[Directions]
Retype the records below from their first line through the line holding "import matplotlib.pyplot as plt", including both ends and no pictures.

[The input]
====================

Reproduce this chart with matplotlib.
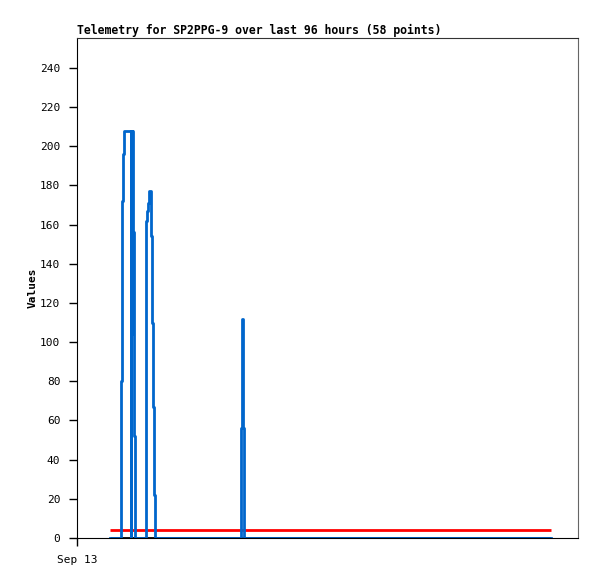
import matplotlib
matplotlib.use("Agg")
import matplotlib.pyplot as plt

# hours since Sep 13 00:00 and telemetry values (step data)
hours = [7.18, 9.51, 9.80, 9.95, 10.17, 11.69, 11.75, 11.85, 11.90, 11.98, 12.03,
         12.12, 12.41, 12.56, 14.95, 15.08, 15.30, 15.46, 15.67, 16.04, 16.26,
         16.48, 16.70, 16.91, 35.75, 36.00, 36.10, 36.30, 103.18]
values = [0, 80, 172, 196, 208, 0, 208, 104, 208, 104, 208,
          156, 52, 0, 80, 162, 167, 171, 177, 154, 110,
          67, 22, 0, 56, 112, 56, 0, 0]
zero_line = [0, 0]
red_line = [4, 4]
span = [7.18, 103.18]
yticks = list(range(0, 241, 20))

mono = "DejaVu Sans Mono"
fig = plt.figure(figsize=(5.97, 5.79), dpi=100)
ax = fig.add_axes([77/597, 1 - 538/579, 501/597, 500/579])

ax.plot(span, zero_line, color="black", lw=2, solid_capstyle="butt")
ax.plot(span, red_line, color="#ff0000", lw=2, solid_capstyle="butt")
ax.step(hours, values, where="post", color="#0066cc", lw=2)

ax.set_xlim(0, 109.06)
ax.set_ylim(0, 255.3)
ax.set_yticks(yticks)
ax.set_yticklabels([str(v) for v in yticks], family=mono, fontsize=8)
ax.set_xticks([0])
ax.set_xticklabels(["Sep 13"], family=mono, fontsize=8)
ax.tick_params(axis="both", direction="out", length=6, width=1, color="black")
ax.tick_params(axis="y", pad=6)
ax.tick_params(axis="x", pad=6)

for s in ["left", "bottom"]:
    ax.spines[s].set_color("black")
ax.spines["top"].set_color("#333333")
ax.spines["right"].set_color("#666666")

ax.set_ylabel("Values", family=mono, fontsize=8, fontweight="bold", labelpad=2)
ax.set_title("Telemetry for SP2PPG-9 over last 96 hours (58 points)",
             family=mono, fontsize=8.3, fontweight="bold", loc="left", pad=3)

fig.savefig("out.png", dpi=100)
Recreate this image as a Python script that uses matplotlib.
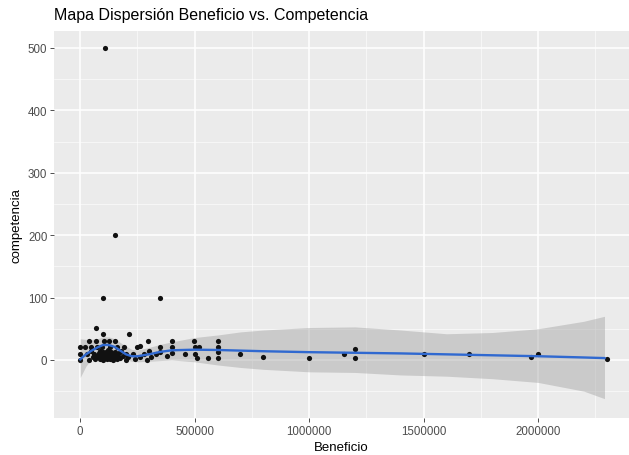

====================

[Response for this exercise]
Reproduce this chart with matplotlib.
import matplotlib
matplotlib.use("Agg")
import matplotlib.pyplot as plt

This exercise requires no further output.